Entries with chart source code

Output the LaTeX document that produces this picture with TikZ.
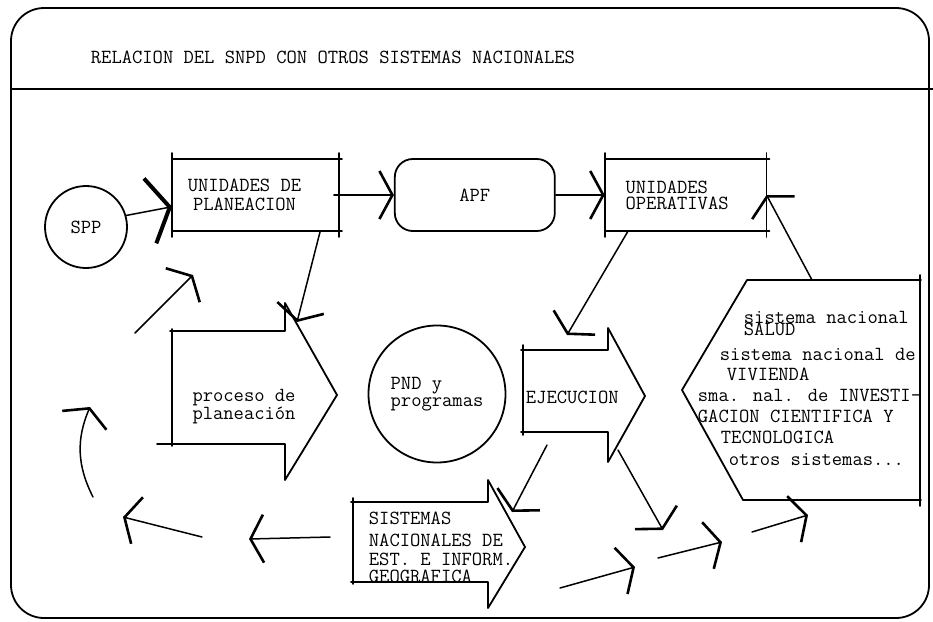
\documentclass[tikz,border=0pt]{standalone}
\usetikzlibrary{arrows.meta, positioning}

\begin{document}
\begin{tikzpicture}[
    x=1pt, y=-1pt,
    line width=1.8pt, line cap=round, line join=round,
    every node/.style={font=\ttfamily\fontsize{20}{17}\selectfont, inner sep=0pt},
    box/.style={rectangle, minimum width=165pt, minimum height=70pt, align=center},
    roundbox/.style={draw, rectangle, rounded corners=18pt, minimum width=160pt, minimum height=72pt},
    bubble/.style={draw, circle, align=left},
    arrow/.style={-{Straight Barb[length=13pt, width=48pt, line width=2.6pt]}, line width=1.5pt},
    bigarrow/.style={-{Straight Barb[length=20pt, width=66pt, line width=4pt]}, line width=1.5pt}
]
\useasboundingbox (0,0) rectangle (933,621);

% Marco y titulo
\draw[rounded corners=33pt] (11,8) rectangle (929,618);
\draw (11,89) -- (933,89);
\node[anchor=base west] (title) at (90,63) {RELACION DEL SNPD CON OTROS SISTEMAS NACIONALES};

% Fila de arriba
\node[box] (unidplan) at (255.5,195) {UNIDADES DE\hspace*{22pt}\\[2pt]PLANEACION\hspace*{22pt}};
\node[roundbox, right=55pt of unidplan] (apf) {APF};
\node[box, minimum width=160pt, text width=120pt, align=left, right=49pt of apf] (unidoper) {UNIDADES\\[-1pt]OPERATIVAS};
\foreach \b in {unidplan, unidoper} {
    \draw[shorten <=-6pt, shorten >=-6pt] (\b.north west) -- (\b.south west);
    \draw[shorten <=-6pt, shorten >=-6pt] (\b.north east) -- (\b.south east);
    \draw (\b.north west) -- ([xshift=3pt]\b.north east);
    \draw (\b.south west) -- ([xshift=3pt]\b.south east);
}

% Circulos
\node[bubble, minimum size=82pt] (spp) at (86,227) {SPP};
\node[bubble, minimum size=137pt] (pnd) at (437,394) {PND y\\programas};

% Flechas grandes
\draw (157,444) -- (285,444) -- (285,480) -- (337,395) -- (285,303) -- (285,331) -- (170,331);
\draw (172,329) -- (172,446);
\node[align=left, font=\ttfamily\fontsize{20}{15}\selectfont] (proceso) at (244,407) {proceso de\\planeación};

\draw (523,345) -- (523,435);
\draw (521,350) -- (608,350) -- (608,328) -- (645,396) -- (608,462) -- (608,432) -- (521,432);
\node[anchor=base west] (ejecucion) at (525,403) {EJECUCION};

\draw (353,498) -- (353,584);
\draw (351,502) -- (488,502) -- (488,480) -- (525,547) -- (488,608) -- (488,582) -- (351,582);
\foreach \x/\y/\txt [count=\i] in {368/524/SISTEMAS, 368/546/NACIONALES DE, 368/565/EST. E INFORM., 368/582/GEOGRAFICA}
    \node[anchor=base west] (sinegi\i) at (\x,\y) {\txt};

% Otros sistemas nacionales
\draw (920,275) -- (920,506);
\draw (921,280) -- (747,280) -- (682,390) -- (743,500) -- (921,500);
\foreach \x/\y/\txt [count=\i] in {743/323/sistema nacional, 743/335/SALUD, 719/360/sistema nacional de,
    726/380/VIVIENDA, 697/401/sma. nal. de INVESTI-, 697/422/GACION CIENTIFICA Y, 720/443/TECNOLOGICA,
    728/465/otros sistemas.{}.{}.}
    \node[anchor=base west] (sist\i) at (\x,\y) {\txt};

% Puntos libres de las flechas
\coordinate (procin) at (297,322);
\coordinate (ejin) at (567,335);
\coordinate (sistop) at (812,280);
\coordinate (l1s) at (135,333);  \coordinate (l1e) at (193,275);
\coordinate (l2s) at (93,497);   \coordinate (l2e) at (90,407);
\coordinate (l3s) at (202,537);  \coordinate (l3e) at (123,517);
\coordinate (l4s) at (330,537);  \coordinate (l4e) at (249,539);
\coordinate (r1s) at (547,445);  \coordinate (r1e) at (512,512);
\coordinate (r2s) at (618,450);  \coordinate (r2e) at (663,530);
\coordinate (r3s) at (560,588);  \coordinate (r3e) at (635,567);
\coordinate (r4s) at (658,558);  \coordinate (r4e) at (722,542);
\coordinate (r5s) at (752,532);  \coordinate (r5e) at (808,515);

% Conexiones
\draw[bigarrow] (spp.16) -- (unidplan.188);
\draw[arrow] ([xshift=-5pt]unidplan.east) -- (apf.west);
\draw[arrow] (apf.east) -- (unidoper.west);
\draw[arrow] (unidoper.212) -- (ejin);
\draw[arrow] (unidplan.331) -- (procin);
\draw[arrow] (sistop) -- (unidoper.east);
\draw[arrow] (l2s) to[bend left=25] (l2e);
\foreach \a/\b in {l1s/l1e, l3s/l3e, l4s/l4e, r1s/r1e, r2s/r2e, r3s/r3e, r4s/r4e, r5s/r5e}
    \draw[arrow] (\a) -- (\b);

\end{tikzpicture}
\end{document}
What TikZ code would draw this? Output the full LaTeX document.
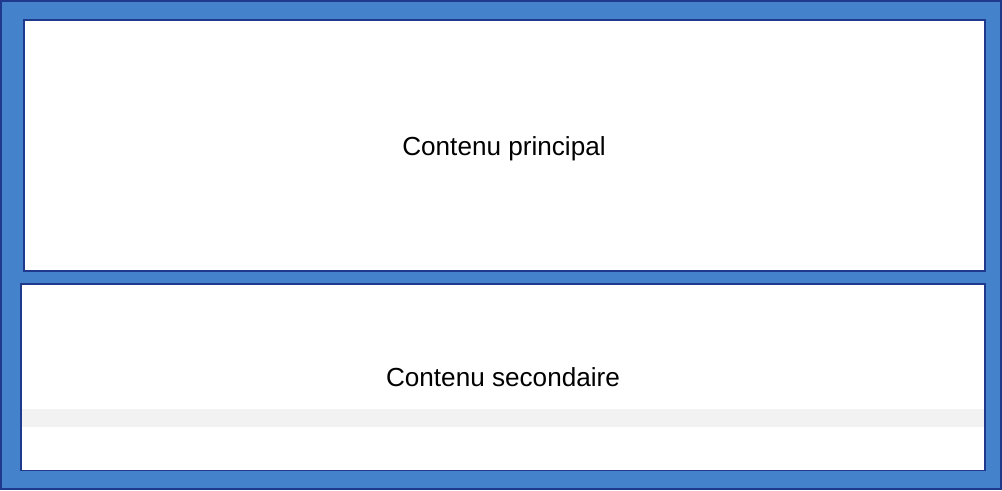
\documentclass[tikz,border=0pt]{standalone}
\usepackage{fontspec}
\setmainfont{Liberation Sans}
\definecolor{frameblue}{HTML}{4482CB}
\definecolor{edgeblue}{HTML}{1F3A8C}
\definecolor{bandgray}{HTML}{F2F2F2}
\tikzset{
  panel/.style={draw=edgeblue, line width=1.3pt, fill=white},
  boxtext/.style={font=\fontsize{19.6pt}{23pt}\selectfont, text=black}
}
\begin{document}
\begin{tikzpicture}[x=0.75pt,y=-0.75pt]
\useasboundingbox (0,0) rectangle (1002,490);
\fill[frameblue] (0,0) rectangle (1002,490);
\draw[edgeblue, line width=1.2pt] (0.8,0.8) rectangle (1001.2,489.2);
\draw[panel] (24,20) rectangle (985,271);
\draw[panel] (21,284) rectangle (985,470.5);
\fill[bandgray] (22,409) rectangle (984,427);
\node[boxtext] (main) at (504,149) {Contenu principal};
\node[boxtext] (second) at (503,377) {Contenu secondaire};
\end{tikzpicture}
\end{document}
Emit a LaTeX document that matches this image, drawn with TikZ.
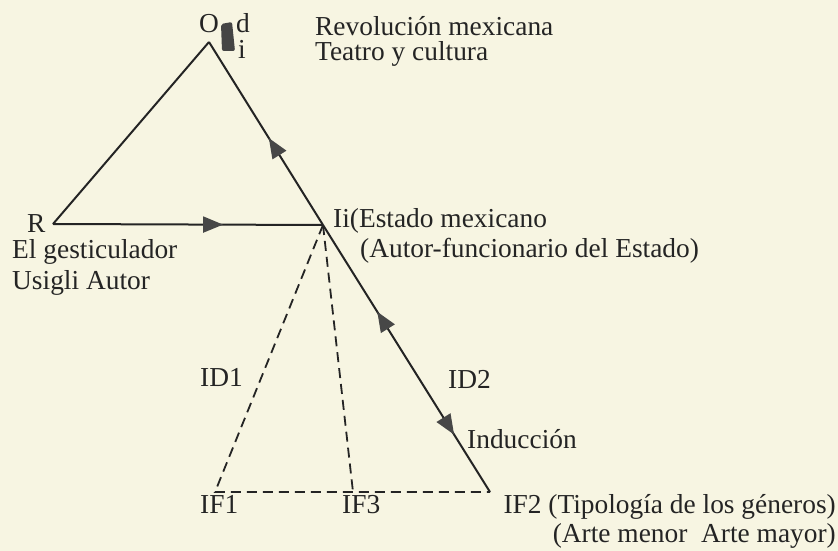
\documentclass[tikz,border=0pt]{standalone}
\usepackage{fontspec}
\setmainfont{Liberation Serif}
\usetikzlibrary{decorations.markings,arrows.meta}
\definecolor{paper}{HTML}{F7F5E2}
\definecolor{ink}{HTML}{242424}
\definecolor{tipc}{HTML}{474747}
\begin{document}
\begin{tikzpicture}[x=1bp,y=-1bp,
  lbl/.style={anchor=base west,inner sep=0pt,font=\fontsize{27.5}{31}\selectfont,text=ink},
  lble/.style={lbl,anchor=base east},
  edge/.style={draw=ink,line width=2bp},
  dsh/.style={draw=ink,line width=1.8bp,dash pattern=on 10bp off 6bp},
  fwdat/.style={postaction={decorate,decoration={markings,mark=at position #1 with {\arrow[tipc]{Triangle[length=20bp,width=16bp]}}}}},
  ]
\fill[paper] (0,0) rectangle (838,551);
\useasboundingbox (0,0) rectangle (838,551);
% vertices
\coordinate (O) at (209,42);
\coordinate (R) at (53,224);
\coordinate (Ii) at (323,225);
\coordinate (IF1) at (215,492);
\coordinate (IF3) at (353,492);
\coordinate (IF2) at (490,492);
% dashed lines
\draw[dsh] (Ii) -- (IF1) -- (IF3) -- (IF2);
\draw[dsh] (Ii) -- (IF3);
% solid lines
\draw[edge] (R) -- (O);
\draw[edge,fwdat=0.63] (R) -- (Ii);
\draw[edge,fwdat=0.475] (Ii) -- (O);
\draw[edge,postaction={decorate,decoration={markings,
   mark=at position 0.325 with {\arrowreversed[tipc]{Triangle[length=20bp,width=16bp]}},
   mark=at position 0.785 with {\arrow[tipc]{Triangle[length=20bp,width=16bp]}}}}] (Ii) -- (IF2);
% blot near O
\fill[ink!85,rounded corners=2bp] (221,24) -- (232,22) -- (235,51) -- (222,51) -- cycle;
% labels
\node[lbl] (tO) at (199,33) {O};
\node[lbl] (td) at (236,33) {d};
\node[lbl] (ti) at (238,59) {i};
\node[lbl] (rev) at (315,36) {Revolución mexicana};
\node[lbl] (tea) at (315,61) {Teatro y cultura};
\node[lbl] (tR) at (27,233) {R};
\node[lbl] (ges) at (12,259) {El gesticulador};
\node[lbl] (usi) at (12,290) {Usigli Autor};
\node[lbl] (est) at (333,228) {Ii(Estado mexicano};
\node[lbl] (aut) at (360,258) {(Autor-funcionario del Estado)};
\node[lbl] (id1) at (200,386) {ID1};
\node[lbl] (id2) at (448,388) {ID2};
\node[lbl] (ind) at (467,448) {Inducción};
\node[lbl] (if1) at (200,513) {IF1};
\node[lbl] (if3) at (342,513) {IF3};
\node[lble] (if2) at (836,513) {IF2 (Tipología de los géneros)};
\node[lble] (arte) at (836,542) {(Arte menor\ \ Arte mayor)};
\end{tikzpicture}
\end{document}
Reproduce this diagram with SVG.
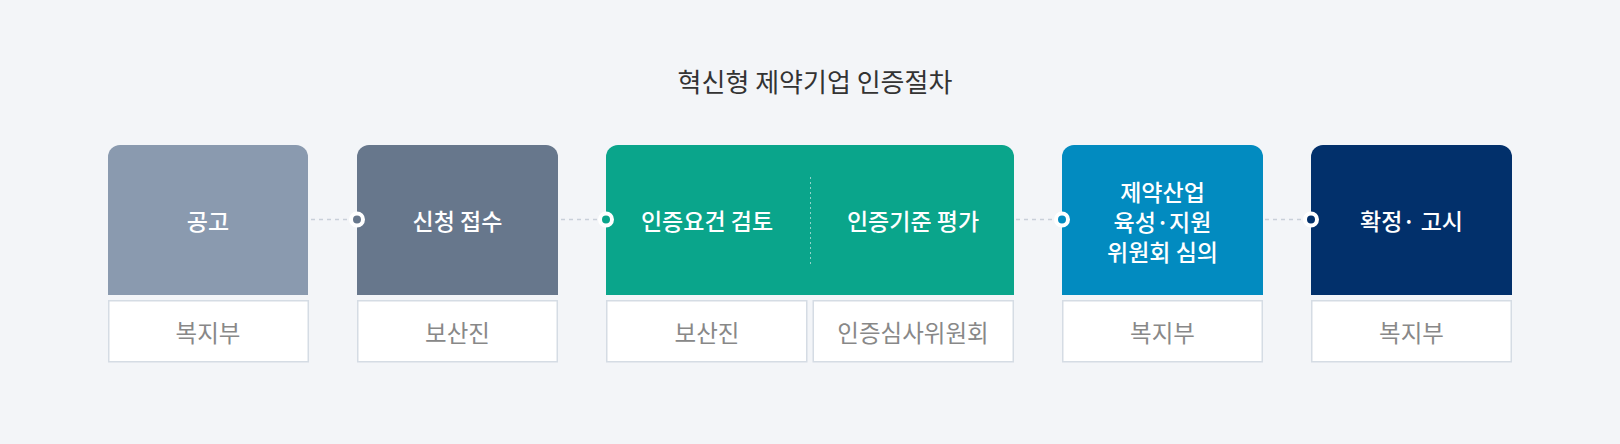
<svg xmlns="http://www.w3.org/2000/svg" width="1620" height="444" viewBox="0 0 1620 444">
<style>
text{font-family:"Noto Sans CJK KR","Noto Sans",sans-serif;text-anchor:middle}
.title{font-size:26px;fill:#333}
.head{font-size:23px;fill:#fff;font-weight:500}
.sub{font-size:23.5px;fill:#888}
.box{fill:#fff;stroke:#d5dce4;stroke-width:1.5}
.dash{stroke:#c9d0d9;stroke-width:1.5;stroke-dasharray:4 4;fill:none}
.dot{stroke:#fff;stroke-width:4}
</style>
<rect width="1620" height="444" fill="#f3f5f8"/>
<text class="title" x="815" y="92">혁신형 제약기업 인증절차</text>
<g id="connectors">
<line class="dash" x1="311" y1="219.5" x2="349" y2="219.5"/>
<line class="dash" x1="561" y1="219.5" x2="598" y2="219.5"/>
<line class="dash" x1="1016" y1="219.5" x2="1054" y2="219.5"/>
<line class="dash" x1="1265" y1="219.5" x2="1303" y2="219.5"/>
</g>
<g id="n1">
<path d="M108,295V157a12,12 0 0 1 12,-12H296a12,12 0 0 1 12,12V295Z" fill="#8a9aaf"/>
<text class="head" x="208" y="230">공고</text>
<rect class="box" x="108.75" y="300.75" width="199.5" height="61"/>
<text class="sub" x="208" y="342">복지부</text>
</g>
<g id="n2">
<path d="M357,295V157a12,12 0 0 1 12,-12H546a12,12 0 0 1 12,12V295Z" fill="#67778c"/>
<text class="head" x="457.5" y="230">신청 접수</text>
<rect class="box" x="357.75" y="300.75" width="199.5" height="61"/>
<text class="sub" x="457.5" y="342">보산진</text>
<circle class="dot" cx="357" cy="219.5" r="6" fill="#67778c"/>
</g>
<g id="n3">
<path d="M606,295V157a12,12 0 0 1 12,-12H1002a12,12 0 0 1 12,12V295Z" fill="#0aa58b"/>
<line x1="810.5" y1="177" x2="810.5" y2="264" stroke="#ffffff" stroke-opacity="0.55" stroke-width="1" stroke-dasharray="2 3"/>
<text class="head" x="707" y="230">인증요건 검토</text>
<text class="head" x="913" y="230">인증기준 평가</text>
<rect class="box" x="606.75" y="300.75" width="200" height="61"/>
<text class="sub" x="707" y="342">보산진</text>
<rect class="box" x="813.25" y="300.75" width="200" height="61"/>
<text class="sub" x="913" y="342">인증심사위원회</text>
<circle class="dot" cx="606" cy="219.5" r="6" fill="#0aa58b"/>
</g>
<g id="n4">
<path d="M1062,295V157a12,12 0 0 1 12,-12H1251a12,12 0 0 1 12,12V295Z" fill="#028bc0"/>
<text class="head" x="1162.5" y="201">제약산업</text>
<text class="head" x="1162.5" y="231">육성·지원</text>
<text class="head" x="1162.5" y="261">위원회 심의</text>
<rect class="box" x="1062.75" y="300.75" width="199.5" height="61"/>
<text class="sub" x="1162.5" y="342">복지부</text>
<circle class="dot" cx="1062" cy="219.5" r="6" fill="#028bc0"/>
</g>
<g id="n5">
<path d="M1311,295V157a12,12 0 0 1 12,-12H1500a12,12 0 0 1 12,12V295Z" fill="#02306b"/>
<text class="head" x="1411.5" y="230">확정· 고시</text>
<rect class="box" x="1311.75" y="300.75" width="199.5" height="61"/>
<text class="sub" x="1411.5" y="342">복지부</text>
<circle class="dot" cx="1311" cy="219.5" r="6" fill="#02306b"/>
</g>
</svg>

- _Exercise_:
Return, unchanged, the lines from the first line of the material through the line that holds "(0,0) rectangle (933,621);", inclusive, omitting pictures.

- _Exercise solution_:
Output the LaTeX document that produces this picture with TikZ.
\documentclass[tikz,border=0pt]{standalone}
\usetikzlibrary{arrows.meta, positioning}

\begin{document}
\begin{tikzpicture}[
    x=1pt, y=-1pt,
    line width=1.8pt, line cap=round, line join=round,
    every node/.style={font=\ttfamily\fontsize{20}{17}\selectfont, inner sep=0pt},
    box/.style={rectangle, minimum width=165pt, minimum height=70pt, align=center},
    roundbox/.style={draw, rectangle, rounded corners=18pt, minimum width=160pt, minimum height=72pt},
    bubble/.style={draw, circle, align=left},
    arrow/.style={-{Straight Barb[length=13pt, width=48pt, line width=2.6pt]}, line width=1.5pt},
    bigarrow/.style={-{Straight Barb[length=20pt, width=66pt, line width=4pt]}, line width=1.5pt}
]
\useasboundingbox (0,0) rectangle (933,621);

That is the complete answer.